-------- Available data --------

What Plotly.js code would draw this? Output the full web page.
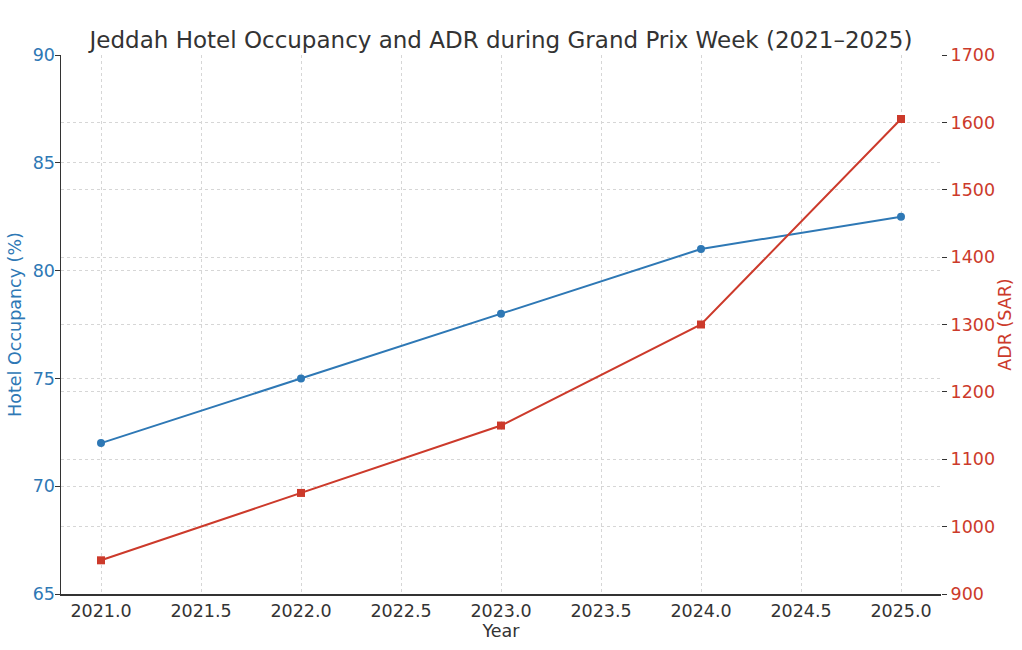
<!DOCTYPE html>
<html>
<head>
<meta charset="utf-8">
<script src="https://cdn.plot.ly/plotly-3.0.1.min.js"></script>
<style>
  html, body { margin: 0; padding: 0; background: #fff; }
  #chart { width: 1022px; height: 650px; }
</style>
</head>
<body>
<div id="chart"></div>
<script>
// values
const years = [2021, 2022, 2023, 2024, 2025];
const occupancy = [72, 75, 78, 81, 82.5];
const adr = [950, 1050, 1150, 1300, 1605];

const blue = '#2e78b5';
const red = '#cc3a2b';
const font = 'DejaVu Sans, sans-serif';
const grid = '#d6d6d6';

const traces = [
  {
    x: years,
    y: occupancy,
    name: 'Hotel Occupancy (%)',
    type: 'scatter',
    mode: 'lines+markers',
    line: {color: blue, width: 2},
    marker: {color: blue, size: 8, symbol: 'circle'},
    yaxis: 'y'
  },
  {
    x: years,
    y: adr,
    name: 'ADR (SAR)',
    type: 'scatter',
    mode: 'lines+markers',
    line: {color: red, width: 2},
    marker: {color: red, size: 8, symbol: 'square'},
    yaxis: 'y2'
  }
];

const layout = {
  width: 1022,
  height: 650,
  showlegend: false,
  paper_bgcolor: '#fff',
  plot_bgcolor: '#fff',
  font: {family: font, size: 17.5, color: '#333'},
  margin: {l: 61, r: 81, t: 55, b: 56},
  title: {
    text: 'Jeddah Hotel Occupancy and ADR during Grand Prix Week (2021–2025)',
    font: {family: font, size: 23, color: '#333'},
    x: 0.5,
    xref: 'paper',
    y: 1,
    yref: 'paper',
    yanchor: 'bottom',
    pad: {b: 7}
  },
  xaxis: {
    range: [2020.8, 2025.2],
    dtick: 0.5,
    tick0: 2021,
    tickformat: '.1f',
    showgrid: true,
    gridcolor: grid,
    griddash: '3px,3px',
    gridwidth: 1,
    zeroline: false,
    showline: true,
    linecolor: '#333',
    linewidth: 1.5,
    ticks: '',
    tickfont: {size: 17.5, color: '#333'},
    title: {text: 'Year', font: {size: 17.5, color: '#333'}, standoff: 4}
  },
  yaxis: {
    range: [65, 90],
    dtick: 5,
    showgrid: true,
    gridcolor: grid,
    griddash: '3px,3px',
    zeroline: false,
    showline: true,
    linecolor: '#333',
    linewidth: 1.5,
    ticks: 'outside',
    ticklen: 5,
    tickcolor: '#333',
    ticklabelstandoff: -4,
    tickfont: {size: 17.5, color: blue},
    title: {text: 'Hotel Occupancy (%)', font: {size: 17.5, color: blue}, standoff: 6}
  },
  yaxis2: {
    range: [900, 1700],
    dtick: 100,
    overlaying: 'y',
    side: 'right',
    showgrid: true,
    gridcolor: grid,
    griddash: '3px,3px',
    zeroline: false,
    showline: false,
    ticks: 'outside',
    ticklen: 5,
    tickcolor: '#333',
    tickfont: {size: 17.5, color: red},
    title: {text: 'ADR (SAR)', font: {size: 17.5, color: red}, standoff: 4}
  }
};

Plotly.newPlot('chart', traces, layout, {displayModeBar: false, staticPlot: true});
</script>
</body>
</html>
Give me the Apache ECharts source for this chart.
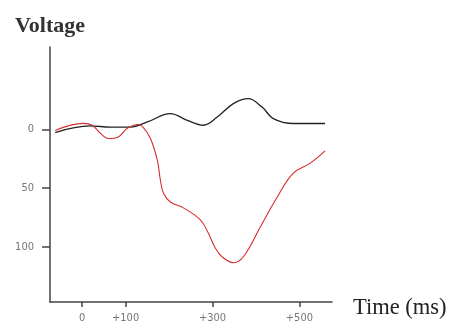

--------

■ **Your goal**: Above are records with pictures; repeat the records exactly and leave the pictures out.

■ **Problem solution**:
What Plotly.js code would draw this? Output the full web page.
<!DOCTYPE html>
<html>
<head>
<meta charset="utf-8">
<script src="https://cdn.plot.ly/plotly-3.0.1.min.js"></script>
<style>
  html, body { margin: 0; padding: 0; background: #fff; }
  #chart { width: 1022px; height: 650px; }
</style>
</head>
<body>
<div id="chart"></div>
<script>
// values
const years = [2021, 2022, 2023, 2024, 2025];
const occupancy = [72, 75, 78, 81, 82.5];
const adr = [950, 1050, 1150, 1300, 1605];

const blue = '#2e78b5';
const red = '#cc3a2b';
const font = 'DejaVu Sans, sans-serif';
const grid = '#d6d6d6';

const traces = [
  {
    x: years,
    y: occupancy,
    name: 'Hotel Occupancy (%)',
    type: 'scatter',
    mode: 'lines+markers',
    line: {color: blue, width: 2},
    marker: {color: blue, size: 8, symbol: 'circle'},
    yaxis: 'y'
  },
  {
    x: years,
    y: adr,
    name: 'ADR (SAR)',
    type: 'scatter',
    mode: 'lines+markers',
    line: {color: red, width: 2},
    marker: {color: red, size: 8, symbol: 'square'},
    yaxis: 'y2'
  }
];

const layout = {
  width: 1022,
  height: 650,
  showlegend: false,
  paper_bgcolor: '#fff',
  plot_bgcolor: '#fff',
  font: {family: font, size: 17.5, color: '#333'},
  margin: {l: 61, r: 81, t: 55, b: 56},
  title: {
    text: 'Jeddah Hotel Occupancy and ADR during Grand Prix Week (2021–2025)',
    font: {family: font, size: 23, color: '#333'},
    x: 0.5,
    xref: 'paper',
    y: 1,
    yref: 'paper',
    yanchor: 'bottom',
    pad: {b: 7}
  },
  xaxis: {
    range: [2020.8, 2025.2],
    dtick: 0.5,
    tick0: 2021,
    tickformat: '.1f',
    showgrid: true,
    gridcolor: grid,
    griddash: '3px,3px',
    gridwidth: 1,
    zeroline: false,
    showline: true,
    linecolor: '#333',
    linewidth: 1.5,
    ticks: '',
    tickfont: {size: 17.5, color: '#333'},
    title: {text: 'Year', font: {size: 17.5, color: '#333'}, standoff: 4}
  },
  yaxis: {
    range: [65, 90],
    dtick: 5,
    showgrid: true,
    gridcolor: grid,
    griddash: '3px,3px',
    zeroline: false,
    showline: true,
    linecolor: '#333',
    linewidth: 1.5,
    ticks: 'outside',
    ticklen: 5,
    tickcolor: '#333',
    ticklabelstandoff: -4,
    tickfont: {size: 17.5, color: blue},
    title: {text: 'Hotel Occupancy (%)', font: {size: 17.5, color: blue}, standoff: 6}
  },
  yaxis2: {
    range: [900, 1700],
    dtick: 100,
    overlaying: 'y',
    side: 'right',
    showgrid: true,
    gridcolor: grid,
    griddash: '3px,3px',
    zeroline: false,
    showline: false,
    ticks: 'outside',
    ticklen: 5,
    tickcolor: '#333',
    tickfont: {size: 17.5, color: red},
    title: {text: 'ADR (SAR)', font: {size: 17.5, color: red}, standoff: 4}
  }
};

Plotly.newPlot('chart', traces, layout, {displayModeBar: false, staticPlot: true});
</script>
</body>
</html>
Give me the Apache ECharts source for this chart.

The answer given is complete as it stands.